As we moved forward slowly, drinking in the scenery like thirsty explorers in an exotic land, we came upon numerous headstones amid an almost impenetrable tangle of trees, bushes, vines, weeds and wildflowers. Many of the headstones were standing straight. Others were leaning forward or backwards. Still others had fallen to the ground, covered by a layer of moss.

It would be an understatement to say that the cemetery was neglected. It had been forgotten and left to the mercy of the unrelenting elements.

Leaning headstone in Zabrze

The reason was clear. The Nazis had virtually obliterated Czestochowa’s Jewish community, and the relatively few remaining Jews in postwar communist Poland lacked the funds, or perhaps the desire, to properly maintain the cemetery, which was opened in 1799.

Much of the same thing happened in the rest of Eastern Europe, where Jewish communities were decimated and where communist regimes, backed and supported by the Soviet Union, emerged in the wake of World War II and the Holocaust.

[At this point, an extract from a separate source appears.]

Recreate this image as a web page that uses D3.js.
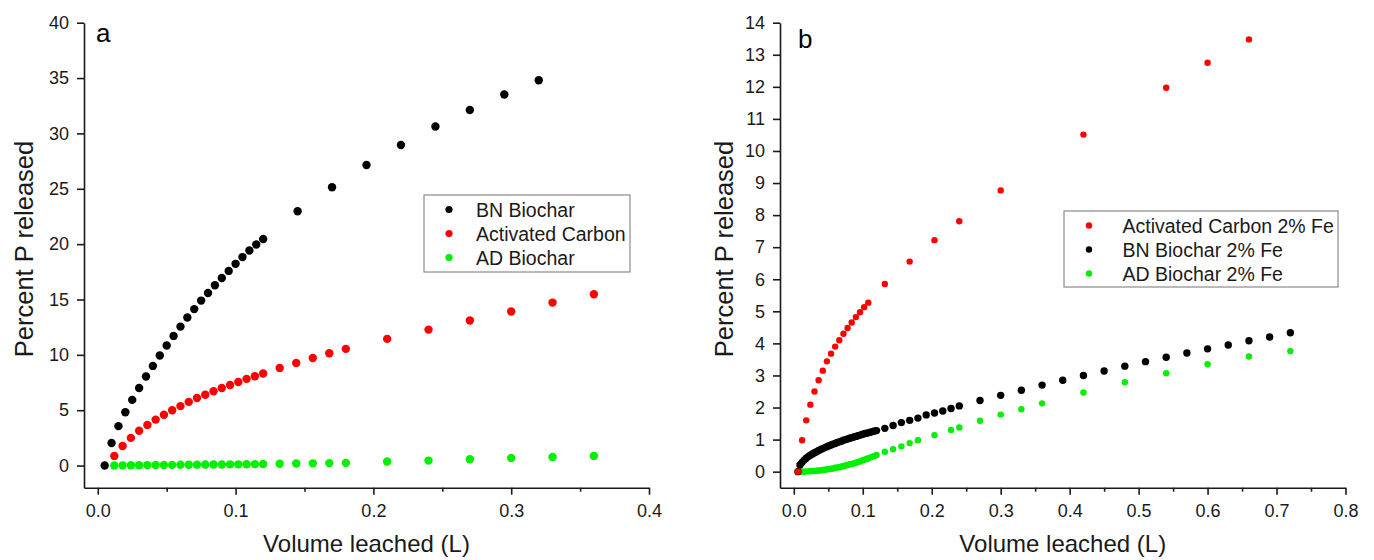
<!DOCTYPE html>
<html>
<head>
<meta charset="utf-8">
<script src="https://cdn.jsdelivr.net/npm/d3@7"></script>
<style>
  html, body { margin: 0; padding: 0; background: #fff; }
  svg { display: block; font-family: Arial, "Liberation Sans", sans-serif; }
  .axis path, .axis line { stroke: #1a1a1a; stroke-width: 1.6; }
  .axis text { fill: #1a1a1a; font-size: 18px; font-family: Arial, "Liberation Sans", sans-serif; }
</style>
</head>
<body>
<svg id="chart" width="1374" height="560"></svg>
<script>
// ---------- Panel a: unmodified sorbents ----------
const bnX = [0.005,0.01,0.015,0.02,0.025,0.03,0.035,0.04,0.045,0.05,0.055,0.06,0.065,0.07,0.075,0.08,0.085,0.09,0.095,0.1,0.105,0.11,0.115,0.12,
             0.145,0.17,0.195,0.22,0.245,0.27,0.295,0.32];
const bnY = [0,2.04,3.56,4.82,5.93,7.01,8.04,9.0,9.94,10.84,11.71,12.55,13.37,14.13,14.9,15.58,16.28,16.94,17.58,18.22,18.83,19.43,19.96,20.47,
             22.97,25.14,27.15,28.96,30.62,32.12,33.51,34.8];

const acX = [0.012,0.018,0.024,0.03,0.036,0.042,0.048,0.054,0.06,0.066,0.072,0.078,0.084,0.09,0.096,0.102,0.108,0.114,0.12,
             0.132,0.144,0.156,0.168,0.18,0.21,0.24,0.27,0.3,0.33,0.36];
const acY = [0.87,1.77,2.5,3.14,3.67,4.15,4.59,5.0,5.37,5.75,6.1,6.4,6.71,7.01,7.28,7.55,7.83,8.07,8.31,
             8.82,9.27,9.72,10.14,10.54,11.44,12.28,13.1,13.91,14.72,15.47];

const adX = acX;
const adY = [0.01,0.02,0.03,0.03,0.04,0.05,0.05,0.06,0.07,0.07,0.08,0.09,0.09,0.1,0.11,0.11,0.12,0.13,0.14,
             0.16,0.18,0.2,0.22,0.24,0.36,0.45,0.57,0.69,0.78,0.87];

// ---------- Panel b: 2% Fe sorbents ----------
const acFeX = [0.006,0.012,0.018,0.024,0.03,0.036,0.042,0.048,0.054,0.06,0.066,0.072,0.078,0.084,0.09,0.096,0.102,0.108,
               0.132,0.168,0.204,0.24,0.3,0.42,0.54,0.6,0.66];
const acFeY = [0,0.98,1.6,2.09,2.5,2.85,3.15,3.44,3.68,3.9,4.1,4.3,4.48,4.65,4.82,4.97,5.13,5.27,
               5.85,6.55,7.22,7.81,8.77,10.51,11.97,12.75,13.48];

const bnFeX = [0.006,0.009,0.012,0.015,0.018,0.021,0.024,0.027,0.03,0.033,0.036,0.039,0.042,0.045,0.048,0.051,0.054,0.057,0.06,
               0.063,0.066,0.069,0.072,0.075,0.078,0.081,0.084,0.087,0.09,0.093,0.096,0.099,0.102,0.105,0.108,0.111,0.114,0.117,0.12,
               0.132,0.144,0.156,0.168,0.18,0.192,0.204,0.216,0.228,0.24,
               0.27,0.3,0.33,0.36,0.39,0.42,0.45,0.48,0.51,0.54,0.57,0.6,0.63,0.66,0.69,0.72];
const bnFeY = [0,0.21,0.29,0.36,0.42,0.47,0.51,0.55,0.59,0.62,0.66,0.69,0.72,0.75,0.78,0.81,0.83,0.86,0.88,
               0.91,0.93,0.95,0.98,1.0,1.02,1.04,1.06,1.08,1.1,1.12,1.14,1.16,1.18,1.2,1.21,1.23,1.25,1.27,1.28,
               1.35,1.44,1.53,1.6,1.67,1.77,1.83,1.89,1.97,2.05,
               2.22,2.38,2.54,2.7,2.85,3.0,3.14,3.29,3.43,3.57,3.7,3.83,3.95,4.08,4.2,4.33];

const adFeX = [0.006,0.009,0.012,0.015,0.018,0.021,0.024,0.027,0.03,0.033,0.036,0.039,0.042,0.045,0.048,0.051,0.054,0.057,0.06,
               0.063,0.066,0.069,0.072,0.075,0.078,0.081,0.084,0.087,0.09,0.093,0.096,0.099,0.102,0.105,0.108,0.111,0.114,0.117,0.12,
               0.132,0.144,0.156,0.168,0.18,0.204,0.228,0.24,
               0.27,0.3,0.33,0.36,0.42,0.48,0.54,0.6,0.66,0.72];
const adFeY = [0,0,0,0,0.01,0.01,0.01,0.02,0.02,0.03,0.04,0.04,0.05,0.06,0.07,0.08,0.09,0.1,0.12,
               0.13,0.14,0.16,0.17,0.19,0.21,0.23,0.24,0.26,0.28,0.3,0.32,0.35,0.37,0.39,0.42,0.44,0.47,0.49,0.52,
               0.62,0.7,0.79,0.89,0.98,1.14,1.3,1.38,
               1.59,1.78,1.95,2.13,2.47,2.79,3.07,3.35,3.59,3.76];

// Tick values
const xTicksA = [0, 0.1, 0.2, 0.3, 0.4];
const xMinorA = [0.05, 0.15, 0.25, 0.35];
const yTicksA = [0, 5, 10, 15, 20, 25, 30, 35, 40];
const xTicksB = [0, 0.1, 0.2, 0.3, 0.4, 0.5, 0.6, 0.7, 0.8];
const xMinorB = [0.05, 0.15, 0.25, 0.35, 0.45, 0.55, 0.65, 0.75];
const yTicksB = [0, 1, 2, 3, 4, 5, 6, 7, 8, 9, 10, 11, 12, 13, 14];

const RED = "#ff0000", BLACK = "#000000", GREEN = "#00f000";

const svg = d3.select("#chart");
const zip = (xs, ys) => xs.map((x, i) => ({ x, y: ys[i] }));

function drawPanel(cfg) {
  const x = d3.scaleLinear().domain(cfg.xDomain).range([cfg.left, cfg.right]);
  const y = d3.scaleLinear().domain(cfg.yDomain).range([cfg.bottom, cfg.top]);
  const g = svg.append("g");

  // minor x ticks
  g.append("g").attr("class", "axis")
    .attr("transform", `translate(0,${cfg.bottom})`)
    .call(d3.axisBottom(x).tickValues(cfg.xMinor).tickSize(4).tickSizeOuter(0).tickFormat(""))
    .call(s => s.select(".domain").remove());

  g.append("g").attr("class", "axis")
    .attr("transform", `translate(0,${cfg.bottom})`)
    .call(d3.axisBottom(x).tickValues(cfg.xTicks).tickSize(7).tickSizeOuter(0)
      .tickPadding(10).tickFormat(d3.format(".1f")));

  g.append("g").attr("class", "axis")
    .attr("transform", `translate(${cfg.left},0)`)
    .call(d3.axisLeft(y).tickValues(cfg.yTicks).tickSize(7).tickSizeOuter(0)
      .tickPadding(8).tickFormat(d3.format("d")));

  // axis titles
  g.append("text")
    .attr("x", (cfg.left + cfg.right) / 2).attr("y", 552)
    .attr("text-anchor", "middle").attr("font-size", 24).attr("fill", "#1a1a1a")
    .text("Volume leached (L)");
  g.append("text")
    .attr("transform", `translate(${cfg.titleX},${249}) rotate(-90)`)
    .attr("text-anchor", "middle").attr("font-size", 25.5).attr("fill", "#1a1a1a")
    .text("Percent P released");

  // panel letter
  g.append("text")
    .attr("x", cfg.letterX).attr("y", cfg.letterY)
    .attr("font-size", 26).attr("fill", "#000")
    .text(cfg.letter);

  // series
  cfg.series.forEach(s => {
    g.append("g").selectAll("circle")
      .data(zip(s.x, s.y)).join("circle")
      .attr("cx", d => x(d.x)).attr("cy", d => y(d.y))
      .attr("r", s.r).attr("fill", s.color);
  });

  // legend
  const L = cfg.legend;
  const lg = g.append("g");
  lg.append("rect")
    .attr("x", L.x).attr("y", L.y).attr("width", L.w).attr("height", L.h)
    .attr("fill", "#fff").attr("stroke", "#8a8a8a").attr("stroke-width", 1.2);
  L.items.forEach((it, i) => {
    const cy = L.y + L.first + i * 24;
    lg.append("circle").attr("cx", L.x + L.markerDx).attr("cy", cy).attr("r", L.r).attr("fill", it.color);
    lg.append("text").attr("x", L.x + L.textDx).attr("y", cy + 7)
      .attr("font-size", 19.5).attr("fill", "#1a1a1a").text(it.label);
  });
}

drawPanel({
  left: 84, right: 649, top: 22.7, bottom: 487.7,
  xDomain: [-0.01, 0.4], yDomain: [-2, 40],
  xTicks: xTicksA, xMinor: xMinorA, yTicks: yTicksA,
  titleX: 33, letter: "a", letterX: 96, letterY: 42,
  series: [
    { x: adX, y: adY, color: GREEN, r: 4.2 },
    { x: acX, y: acY, color: RED, r: 4.2 },
    { x: bnX, y: bnY, color: BLACK, r: 4.2 }
  ],
  legend: {
    x: 424, y: 195, w: 206, h: 77, first: 14.5, markerDx: 25, textDx: 52, r: 3.6,
    items: [
      { label: "BN Biochar", color: BLACK },
      { label: "Activated Carbon", color: RED },
      { label: "AD Biochar", color: GREEN }
    ]
  }
});

drawPanel({
  left: 780, right: 1345.5, top: 22.7, bottom: 487.7,
  xDomain: [-0.02, 0.8], yDomain: [-0.5, 14],
  xTicks: xTicksB, xMinor: xMinorB, yTicks: yTicksB,
  titleX: 733, letter: "b", letterX: 798, letterY: 48,
  series: [
    { x: adFeX, y: adFeY, color: GREEN, r: 3.2 },
    { x: bnFeX, y: bnFeY, color: BLACK, r: 3.7 },
    { x: acFeX, y: acFeY, color: RED, r: 3.2 }
  ],
  legend: {
    x: 1064, y: 211, w: 274, h: 76, first: 14.5, markerDx: 25, textDx: 58.5, r: 3.2,
    items: [
      { label: "Activated Carbon 2% Fe", color: RED },
      { label: "BN Biochar 2% Fe", color: BLACK },
      { label: "AD Biochar 2% Fe", color: GREEN }
    ]
  }
});
</script>
</body>
</html>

The Jewish cemetery in Bielsko-Biała

These somber recollections came to mind as I read an article about a current exhibition in Warsaw. Hosted by the Sejm, Poland’s parliament, it focuses on re-purposed, destroyed and abandoned Jewish cemeteries in Poland through the medium of graphic photographs. This unusual exhibition is under the patronage of the Speaker of the Sejm, Marek Kuchcinski of the ruling Law and Justice Party.

The exhibition raises, of course, disturbing questions about the state of Jewish cemeteries in a staunchly Catholic nation that was once home to Europe’s largest Jewish community. On the eve of the war, 3.3 million Jews lived in Poland. By 1945, more than 90 percent of Polish Jews had been murdered by the Nazis during their unimaginably brutal occupation.

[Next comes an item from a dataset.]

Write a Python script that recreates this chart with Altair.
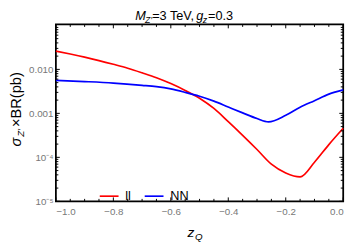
import altair as alt
import pandas as pd

# ---- data ----
z_ll = [-1.0, -0.95, -0.9, -0.85, -0.8, -0.75, -0.7, -0.65, -0.6, -0.55, -0.5,
        -0.45, -0.4, -0.35, -0.3, -0.25, -0.2, -0.15, -0.1, -0.05, 0.0]
ll_vals = [0.02604, 0.02233, 0.01896, 0.01585, 0.01305, 0.01063, 0.00836, 0.006475,
           0.004763, 0.003329, 0.00221, 0.001291, 0.0006475, 0.0003162, 0.0001506,
           6.99e-5, 4.41e-5, 3.594e-5, 7.74e-5, 1.945e-4, 4.571e-4]

z_nn = [-1.0, -0.9, -0.8, -0.7, -0.65, -0.6, -0.55, -0.5, -0.45, -0.4, -0.35,
        -0.3, -0.26, -0.2, -0.15, -0.1, -0.05, 0.0]
nn_vals = [0.00561, 0.005275, 0.004886, 0.004343, 0.004044, 0.003594, 0.003004,
           0.002448, 0.001896, 0.001394, 0.001026, 0.000762, 0.000641, 0.000903,
           0.00138, 0.001945, 0.00274, 0.003415]

series_names = ["ll", "NN"]
series_colors = ["#ff0000", "#0000ff"]

x_major = [-1.0, -0.8, -0.6, -0.4, -0.2, 0.0]
x_minor = [-0.95, -0.9, -0.85, -0.75, -0.7, -0.65, -0.55, -0.5, -0.45,
           -0.35, -0.3, -0.25, -0.15, -0.1, -0.05]
y_major = [1e-5, 1e-4, 1e-3, 1e-2, 1e-1]
y_minor = [m * d for d in [1e-5, 1e-4, 1e-3, 1e-2] for m in range(2, 10)]
y_label_vals = [1e-5, 1e-4, 1e-3, 1e-2]
y_label_text = ["10\u207b\u2075", "10\u207b\u2074", "0.001", "0.010"]

W, H = 294, 181
FONT = "Liberation Sans"

df = pd.concat([
    pd.DataFrame({"z": z_ll, "v": ll_vals, "series": series_names[0]}),
    pd.DataFrame({"z": z_nn, "v": nn_vals, "series": series_names[1]}),
])

xs = alt.Scale(domain=[-1.0, 0.0], nice=False, zero=False)
ys = alt.Scale(type="log", domain=[1e-5, 0.1052], nice=False)

label_expr = " : ".join(
    f"abs(log(datum.value)/log(10) - ({i - 5})) < 0.1 ? '{t}'"
    for i, t in enumerate(y_label_text)
) + " : ''"

ax_x = alt.Axis(values=x_major, format=".1f", title=None, ticks=False, domain=False,
                grid=False, labelColor="#777777", labelFontSize=10, labelPadding=5,
                labelFont=FONT)
ax_y = alt.Axis(values=y_label_vals, labelExpr=label_expr, title=None, ticks=False,
                domain=False, grid=False, labelColor="#777777", labelFontSize=10,
                labelPadding=3, labelFont=FONT)

lines = alt.Chart(df).mark_line(strokeWidth=1.7, interpolate="monotone").encode(
    x=alt.X("z:Q", scale=xs, axis=ax_x),
    y=alt.Y("v:Q", scale=ys, axis=ax_y),
    color=alt.Color("series:N", sort=series_names,
                    scale=alt.Scale(domain=series_names, range=series_colors),
                    legend=alt.Legend(
                        orient="none", legendX=44, legendY=165,
                        direction="horizontal", title=None,
                        symbolType="stroke", symbolStrokeWidth=1.7,
                        symbolSize=370, labelFontSize=13, labelColor="black",
                        labelFont=FONT, labelOffset=6, columnPadding=10,
                        padding=0)),
)


def xticks(vals, length):
    d = pd.DataFrame({"z": vals})
    b = alt.Chart(d).mark_rule(color="black", strokeWidth=1).encode(
        x=alt.X("z:Q", scale=xs, axis=ax_x), y=alt.value(H), y2=alt.value(H - length))
    t = alt.Chart(d).mark_rule(color="black", strokeWidth=1).encode(
        x=alt.X("z:Q", scale=xs, axis=ax_x), y=alt.value(0), y2=alt.value(length))
    return [b, t]


def yticks(vals, length):
    d = pd.DataFrame({"v": vals})
    l = alt.Chart(d).mark_rule(color="black", strokeWidth=1).encode(
        y=alt.Y("v:Q", scale=ys, axis=ax_y), x=alt.value(0), x2=alt.value(length))
    r = alt.Chart(d).mark_rule(color="black", strokeWidth=1).encode(
        y=alt.Y("v:Q", scale=ys, axis=ax_y), x=alt.value(W), x2=alt.value(W - length))
    return [l, r]


def txt(s, x, y, size, italic=False, angle=0):
    return alt.Chart(pd.DataFrame({"t": [s]})).mark_text(
        align="left", baseline="alphabetic", fontSize=size, font=FONT,
        fontStyle="italic" if italic else "normal", angle=angle, color="black"
    ).encode(x=alt.value(x), y=alt.value(y), text="t:N")


texts = [
    # title
    txt("M", 81.3, -4.3, 13, True),
    txt("Z\u2032", 91.3, -1.8, 9, True),
    txt("=3 TeV,", 98.5, -4.3, 13),
    txt("g", 143.5, -4.3, 13, True),
    txt("z", 150.3, -1.8, 9, True),
    txt("=0.3", 155.7, -4.3, 13),
    # x title
    txt("z", 134.7, 217.3, 14, True),
    txt("Q", 142.3, 221.0, 10, True),
    # y title (rotated)
    txt("\u03c3", -35.5, 125, 15, True, 270),
    txt("Z\u2032", -33, 115, 10, True, 270),
    txt("\u00d7BR(pb)", -35.5, 105, 15, False, 270),
]

layers = [lines] + xticks(x_major, 4) + xticks(x_minor, 2.5) \
    + yticks(y_major[:4], 4) + yticks(y_minor, 2.5) + texts

chart = alt.layer(*layers).properties(
    width=W, height=H,
    autosize=alt.AutoSizeParams(type="none"),
    padding={"left": 49, "top": 14, "right": 9, "bottom": 47},
).configure(font=FONT).configure_view(stroke="black", strokeWidth=1.8)

chart.save("out.html", embed_options={"renderer": "svg", "actions": False})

Polish Jewish cemetery, locale unidentified

The Nazis, in their ardor and haste to erase all traces of Jewish existence, vandalized Jewish cemeteries throughout Poland, leaving only a few intact. If they had won the war, they surely would have finished the job with the utmost glee.

To be fair, the Nazis were not the only villains. As the exhibition in the Sejm indicates, Polish towns and cities during the communist era all too often levelled Jewish cemeteries no longer in use and converted them into factories, parks, swimming pools, storage sheds and shooting ranges. And as I recently read, the disused Jewish cemetery in Klimontow, a town 30 kilometres northeast of Krakow, was turned into a state-funded sports complex consisting of a soccer and basketball court.

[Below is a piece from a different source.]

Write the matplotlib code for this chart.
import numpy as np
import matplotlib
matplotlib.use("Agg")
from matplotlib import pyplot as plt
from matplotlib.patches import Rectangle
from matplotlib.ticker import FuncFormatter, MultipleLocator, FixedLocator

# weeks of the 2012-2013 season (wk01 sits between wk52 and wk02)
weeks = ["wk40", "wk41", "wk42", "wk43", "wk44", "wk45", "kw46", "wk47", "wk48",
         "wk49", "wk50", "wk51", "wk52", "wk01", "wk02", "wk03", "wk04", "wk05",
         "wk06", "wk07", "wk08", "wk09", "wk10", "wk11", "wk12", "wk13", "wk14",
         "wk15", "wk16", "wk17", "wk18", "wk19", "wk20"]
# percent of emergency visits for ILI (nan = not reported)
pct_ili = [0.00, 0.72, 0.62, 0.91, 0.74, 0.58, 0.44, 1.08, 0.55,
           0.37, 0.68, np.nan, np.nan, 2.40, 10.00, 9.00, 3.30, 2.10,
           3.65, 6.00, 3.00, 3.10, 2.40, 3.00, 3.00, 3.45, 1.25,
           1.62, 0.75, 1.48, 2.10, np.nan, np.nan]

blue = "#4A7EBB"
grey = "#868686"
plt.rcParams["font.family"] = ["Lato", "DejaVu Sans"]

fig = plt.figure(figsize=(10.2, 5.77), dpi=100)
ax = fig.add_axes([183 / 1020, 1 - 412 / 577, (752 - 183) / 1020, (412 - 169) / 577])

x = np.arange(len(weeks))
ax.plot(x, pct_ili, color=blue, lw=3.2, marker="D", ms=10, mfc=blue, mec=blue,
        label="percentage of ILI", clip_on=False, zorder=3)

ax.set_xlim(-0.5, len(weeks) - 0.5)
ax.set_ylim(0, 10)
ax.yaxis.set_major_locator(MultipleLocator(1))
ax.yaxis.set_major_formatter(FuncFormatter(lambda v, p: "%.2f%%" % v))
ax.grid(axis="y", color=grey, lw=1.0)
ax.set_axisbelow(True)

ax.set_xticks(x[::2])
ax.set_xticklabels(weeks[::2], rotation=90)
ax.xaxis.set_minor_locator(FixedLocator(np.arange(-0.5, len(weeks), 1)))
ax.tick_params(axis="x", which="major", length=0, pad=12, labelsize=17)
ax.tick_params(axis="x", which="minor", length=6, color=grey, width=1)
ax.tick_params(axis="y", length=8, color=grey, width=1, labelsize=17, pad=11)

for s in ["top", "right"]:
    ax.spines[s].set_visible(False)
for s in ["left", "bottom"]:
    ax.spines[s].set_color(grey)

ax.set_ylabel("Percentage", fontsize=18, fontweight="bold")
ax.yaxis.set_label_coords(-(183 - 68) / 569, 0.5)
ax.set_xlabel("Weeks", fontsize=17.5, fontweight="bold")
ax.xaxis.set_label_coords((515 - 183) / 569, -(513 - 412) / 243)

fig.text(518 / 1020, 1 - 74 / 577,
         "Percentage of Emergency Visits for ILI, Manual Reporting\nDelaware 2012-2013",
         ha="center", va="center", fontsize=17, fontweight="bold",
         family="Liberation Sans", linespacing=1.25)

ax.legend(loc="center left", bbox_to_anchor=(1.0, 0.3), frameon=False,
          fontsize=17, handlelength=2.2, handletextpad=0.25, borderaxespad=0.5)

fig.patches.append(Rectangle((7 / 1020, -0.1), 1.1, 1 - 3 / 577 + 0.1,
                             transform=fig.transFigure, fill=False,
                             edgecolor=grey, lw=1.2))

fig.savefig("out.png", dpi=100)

Polish children in what used to be a Jewish cemetery in Klimontow

As the record shows, the Polish government is not entirely oblivious to the need to preserve Jewish cemeteries. The Sejm recently allocated 100 million zlotys to restore Warsaw’s huge Jewish cemetery, which was established in the 19th century and holds the remains of about 250,000 people.

According to the Foundation for the Preservation of Jewish Heritage in Poland, there are from 1,200 to 1,500 Jewish cemeteries in Poland. Most are in an advanced state of neglect, lacking markings and fences. Some have even been stripped of their gravestones. In general, these cemeteries are unprotected and unmaintained, vulnerable to the ravages of vandals.

Virtual Shtetl, which has published a report on Jewish cemeteries, lists 1,172 known Jewish cemeteries, or sites of destroyed cemeteries, in Poland. Of these, 247 are included in the national register of historic/cultural monuments.

The Jewish cemetery in Katowice

The author of the report, Krzysztof Bielawski, believes that knowledge of Poland’s Jewish cemeteries “is still insufficient.” Much of the pre-World War II documentation was lost, and no comprehensive inventory of gravestones exists.

Only several dozen Jewish cemeteries, including those in Krakow, Lesko, Międzyrzec Podlaski, Olkusz, Slubice, Tarnow, have been researched and described in published monographs, Bielawski writes.

This is a shame and a pity. A Jewish community of such pedigree surely deserves much better treatment.